Concern for those who are less fortunate at Christmas for me is personified by my Auntie Enid, who lost her husband at an early age and who for the first few years after he died used to sit by his grave in the rain and freezing cold on Christmas Day. She refused all offers from family and friends to be with them at Christmas, saying she preferred being with her husband whose death had obviously devastated her.
Then she heard about Crisis at Christmas, a charity who provide homeless people in London with shelter, fresh clothes and food over the Christmas period. Her Christmases were transformed as she spent a week every year sleeping on concrete floors, and serving and washing the feet of some of London’s most disadvantaged people. She also used to collect clothes for the charity during the year and sent at least a large lorry load down to London every year.

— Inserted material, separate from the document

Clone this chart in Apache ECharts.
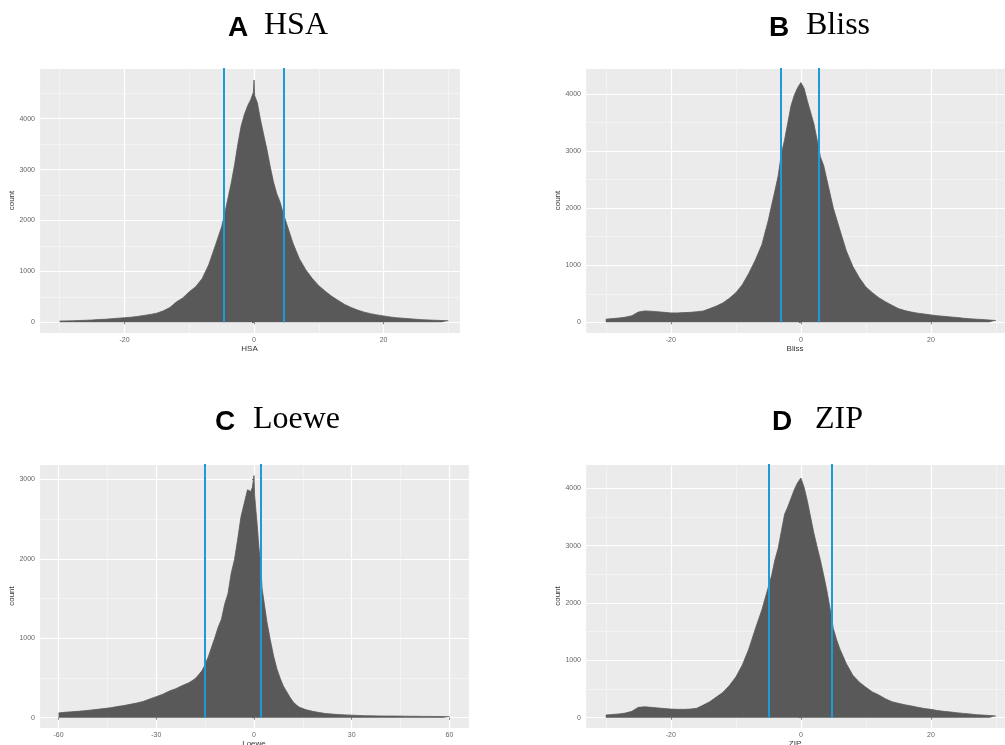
<!DOCTYPE html>
<html>
<head>
<meta charset="utf-8">
<script src="https://cdn.jsdelivr.net/npm/echarts@6/dist/echarts.min.js"></script>
<style>
  html, body { margin: 0; padding: 0; background: #fff; }
  #main { width: 1005px; height: 745px; }
</style>
</head>
<body>
<div id="main"></div>
<script>
// outline of each histogram: [score, count]
var hsaBins = [[-30,25],[-29,28],[-28,30],[-27,35],[-26,40],[-25,45],[-24,55],[-23,60],[-22,70],[-21,80],[-20,90],
  [-19,100],[-18,115],[-17,135],[-16,155],[-15,180],[-14,225],[-13,290],[-12,400],[-11,480],[-10,600],[-9,700],
  [-8,860],[-7,1130],[-6,1500],[-5,1880],[-4.5,2150],[-4,2450],[-3.5,2750],[-3,3100],[-2.5,3500],[-2,3850],
  [-1.5,4080],[-1,4250],[-0.5,4380],[-0.1,4520],[0,4760],[0.1,4450],[0.5,4320],[1,3980],[1.5,3680],[2,3390],
  [2.5,3060],[3,2760],[3.5,2530],[4,2370],[4.5,2150],[5,1950],[6,1560],[7,1250],[8,1030],[9,860],[10,720],
  [11,610],[12,510],[13,430],[14,350],[15,290],[16,240],[17,200],[18,170],[19,145],[20,125],[21,105],[22,90],
  [23,80],[24,70],[25,60],[26,52],[27,45],[28,40],[29,35],[30,30]];

var blissBins = [[-30,55],[-29,65],[-28,75],[-27,90],[-26,115],[-25,180],[-24,200],[-23,195],[-22,185],[-21,175],
  [-20,165],[-19,165],[-18,170],[-17,175],[-16,185],[-15,200],[-14,240],[-13,285],[-12,340],[-11,420],[-10,520],
  [-9,660],[-8,860],[-7,1090],[-6,1360],[-5,1790],[-4.5,2050],[-4,2300],[-3.5,2560],[-3,2950],[-2.5,3200],
  [-2,3500],[-1.5,3800],[-1,3980],[-0.5,4110],[0,4200],[0.2,4230],[0.5,4100],[1,3880],[1.5,3680],[2,3480],
  [2.5,3200],[3,2900],[3.5,2750],[4,2500],[5,2000],[6,1620],[7,1250],[8,980],[9,780],[10,620],[11,520],[12,430],
  [13,360],[14,300],[15,240],[16,205],[17,180],[18,160],[19,145],[20,130],[21,115],[22,105],[23,95],[24,85],
  [25,72],[26,62],[27,55],[28,48],[29,40],[30,32]];

var loeweBins = [[-60,60],[-58,68],[-56,74],[-54,80],[-52,88],[-50,96],[-48,105],[-46,115],[-44,125],[-42,140],
  [-40,152],[-38,168],[-36,185],[-34,205],[-32,235],[-30,265],[-28,295],[-26,335],[-24,365],[-22,405],[-20,440],
  [-19,465],[-18,495],[-17,540],[-16,590],[-15,670],[-14,770],[-13,890],[-12,1010],[-11,1140],[-10,1240],
  [-9,1430],[-8,1560],[-7,1820],[-6,1990],[-5,2250],[-4,2530],[-3,2700],[-2,2870],[-1.5,2880],[-1,2850],
  [-0.5,2900],[-0.1,2920],[0,3050],[0.2,2800],[0.5,2650],[1,2420],[1.5,2150],[2,1950],[2.5,1620],[3,1480],
  [4,1200],[5,980],[6,780],[7,620],[8,500],[9,400],[10,330],[11,260],[12,200],[13,160],[14,130],[16,100],
  [18,80],[20,65],[22,52],[24,45],[26,40],[28,35],[30,32],[32,28],[34,25],[36,23],[38,22],[40,21],[42,20],
  [44,20],[46,19],[48,18],[50,17],[52,16],[54,16],[56,15],[58,14],[60,13]];

var zipBins = [[-30,45],[-29,55],[-28,65],[-27,80],[-26,110],[-25,180],[-24,190],[-23,180],[-22,170],[-21,160],
  [-20,150],[-19,145],[-18,145],[-17,150],[-16,165],[-15,220],[-14,280],[-13,360],[-12,440],[-11,560],[-10,710],
  [-9,920],[-8,1200],[-7,1550],[-6,1880],[-5,2280],[-4.5,2480],[-4,2750],[-3.5,2950],[-3,3250],[-2.5,3550],
  [-2,3680],[-1.5,3830],[-1,3980],[-0.5,4100],[0,4180],[0.2,4150],[0.5,4020],[1,3780],[1.5,3500],[2,3220],
  [2.5,2980],[3,2750],[3.5,2490],[4,2220],[4.5,1900],[5,1550],[5.5,1360],[6,1200],[7,940],[8,740],[9,620],
  [10,530],[11,450],[12,395],[13,330],[14,280],[15,250],[16,225],[17,205],[18,180],[19,160],[20,145],[21,125],
  [22,110],[23,100],[24,85],[25,75],[26,65],[27,52],[28,45],[29,38],[30,30]];

// blue threshold lines
var hsaCuts = [-4.6, 4.6];
var blissCuts = [-3.1, 2.8];
var loeweCuts = [-15.1, 2.2];
var zipCuts = [-5.0, 4.8];

var letters = ['A', 'B', 'C', 'D'];
var names = ['HSA', 'Bliss', 'Loewe', 'ZIP'];

var panels = [
  { bins: hsaBins, cuts: hsaCuts, grid: { left: 39, top: 68, width: 421, height: 265 },
    x: [-33.2, 31.8], xStep: 20, y: [-210, 4997], yStep: 1000,
    title: { lx: 228, nx: 264, y: 27 } },
  { bins: blissBins, cuts: blissCuts, grid: { left: 585, top: 68, width: 420, height: 265 },
    x: [-33.2, 31.4], xStep: 20, y: [-187, 4455], yStep: 1000,
    title: { lx: 769, nx: 806, y: 27 } },
  { bins: loeweBins, cuts: loeweCuts, grid: { left: 39, top: 464, width: 430, height: 264 },
    x: [-66, 66], xStep: 30, y: [-130, 3195], yStep: 1000,
    title: { lx: 215, nx: 253, y: 421 } },
  { bins: zipBins, cuts: zipCuts, grid: { left: 585, top: 464, width: 420, height: 264 },
    x: [-33.2, 31.4], xStep: 20, y: [-180, 4425], yStep: 1000,
    title: { lx: 772, nx: 815, y: 421 } }
];

var grids = [], xAxes = [], yAxes = [], series = [], graphics = [];

function onStep(step) {
  return function (v) {
    var r = v / step;
    return Math.abs(r - Math.round(r)) < 1e-6 ? String(v) : '';
  };
}

panels.forEach(function (p, i) {
  grids.push(Object.assign({ show: true, backgroundColor: '#EBEBEB', borderWidth: 0,
    containLabel: false, outerBoundsMode: 'none' }, p.grid));

  // minor grid lines
  xAxes.push({
    type: 'value', gridIndex: i, position: 'bottom', offset: 0, min: p.x[0], max: p.x[1],
    minInterval: p.xStep / 2, maxInterval: p.xStep / 2,
    axisLine: { show: false }, axisTick: { show: false }, axisLabel: { show: false },
    splitLine: { show: true, lineStyle: { color: '#F7F7F7', width: 0.7 } }
  });
  // major axis
  xAxes.push({
    type: 'value', gridIndex: i, position: 'bottom', offset: 0, min: p.x[0], max: p.x[1],
    minInterval: p.xStep, maxInterval: p.xStep,
    name: names[i], nameLocation: 'middle', nameGap: 11,
    nameTextStyle: { fontSize: 8, color: '#333', fontFamily: 'Liberation Sans' },
    axisLine: { show: false },
    axisTick: { show: true, length: 2, lineStyle: { color: '#555', width: 0.8 } },
    axisLabel: { fontSize: 7, color: '#666', margin: 4, fontFamily: 'Liberation Sans',
      showMinLabel: false, showMaxLabel: false, formatter: onStep(p.xStep) },
    splitLine: { show: true, lineStyle: { color: '#FFFFFF', width: 1.2 } }
  });
  yAxes.push({
    type: 'value', gridIndex: i, position: 'left', offset: 0, min: p.y[0], max: p.y[1],
    minInterval: p.yStep / 2, maxInterval: p.yStep / 2,
    axisLine: { show: false }, axisTick: { show: false }, axisLabel: { show: false },
    splitLine: { show: true, lineStyle: { color: '#F7F7F7', width: 0.7 } }
  });
  yAxes.push({
    type: 'value', gridIndex: i, position: 'left', offset: 0, min: p.y[0], max: p.y[1],
    minInterval: p.yStep, maxInterval: p.yStep,
    name: 'count', nameLocation: 'middle', nameGap: 18, nameRotate: 90,
    nameTextStyle: { fontSize: 8, color: '#333', fontFamily: 'Liberation Sans' },
    axisLine: { show: false },
    axisTick: { show: true, length: 2, lineStyle: { color: '#555', width: 0.8 } },
    axisLabel: { fontSize: 7, color: '#666', margin: 4, fontFamily: 'Liberation Sans',
      showMinLabel: false, showMaxLabel: false, formatter: onStep(p.yStep) },
    splitLine: { show: true, lineStyle: { color: '#FFFFFF', width: 1.2 } }
  });

  series.push({
    type: 'line',
    xAxisIndex: 2 * i + 1,
    yAxisIndex: 2 * i + 1,
    data: p.bins,
    symbol: 'none',
    lineStyle: { color: '#595959', width: 0.8 },
    areaStyle: { color: '#595959', opacity: 1 },
    markLine: {
      silent: true,
      symbol: 'none',
      label: { show: false },
      lineStyle: { color: '#1E9BD7', width: 2, type: 'solid' },
      data: p.cuts.map(function (c) {
        return [{ coord: [c, 0] }, { coord: [c, p.y[1]] }];
      })
    }
  });

  graphics.push({
    type: 'text', x: p.title.lx, y: p.title.y + 1,
    style: { text: letters[i], font: 'bold 28px "Liberation Sans"', fill: '#000', verticalAlign: 'middle' }
  });
  graphics.push({
    type: 'text', x: p.title.nx, y: p.title.y - 1,
    style: { text: names[i], font: '32px "Liberation Serif"', fill: '#000', verticalAlign: 'middle' }
  });
});

var chart = echarts.init(document.getElementById('main'));
chart.setOption({
  animation: false,
  backgroundColor: '#FFFFFF',
  grid: grids,
  xAxis: xAxes,
  yAxis: yAxes,
  series: series,
  graphic: graphics
});
</script>
</body>
</html>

Out of her own grief Auntie Enid, who sadly died last year, made such a huge difference to so many people at Christmas time; and she got a huge amount of pleasure from what she did but did not want to accept any praise for it since is was also her way of coping with this time of year.
I am always very humbled when I think of Auntie Enid and the people she cared for. It reminds me that Christmas is not such a joyous time for every one, and I am very lucky to have what I have. This helps me to realise this and, while it does not take away the real concerns and challenges that my own situation brings, it helps me put them in perspective.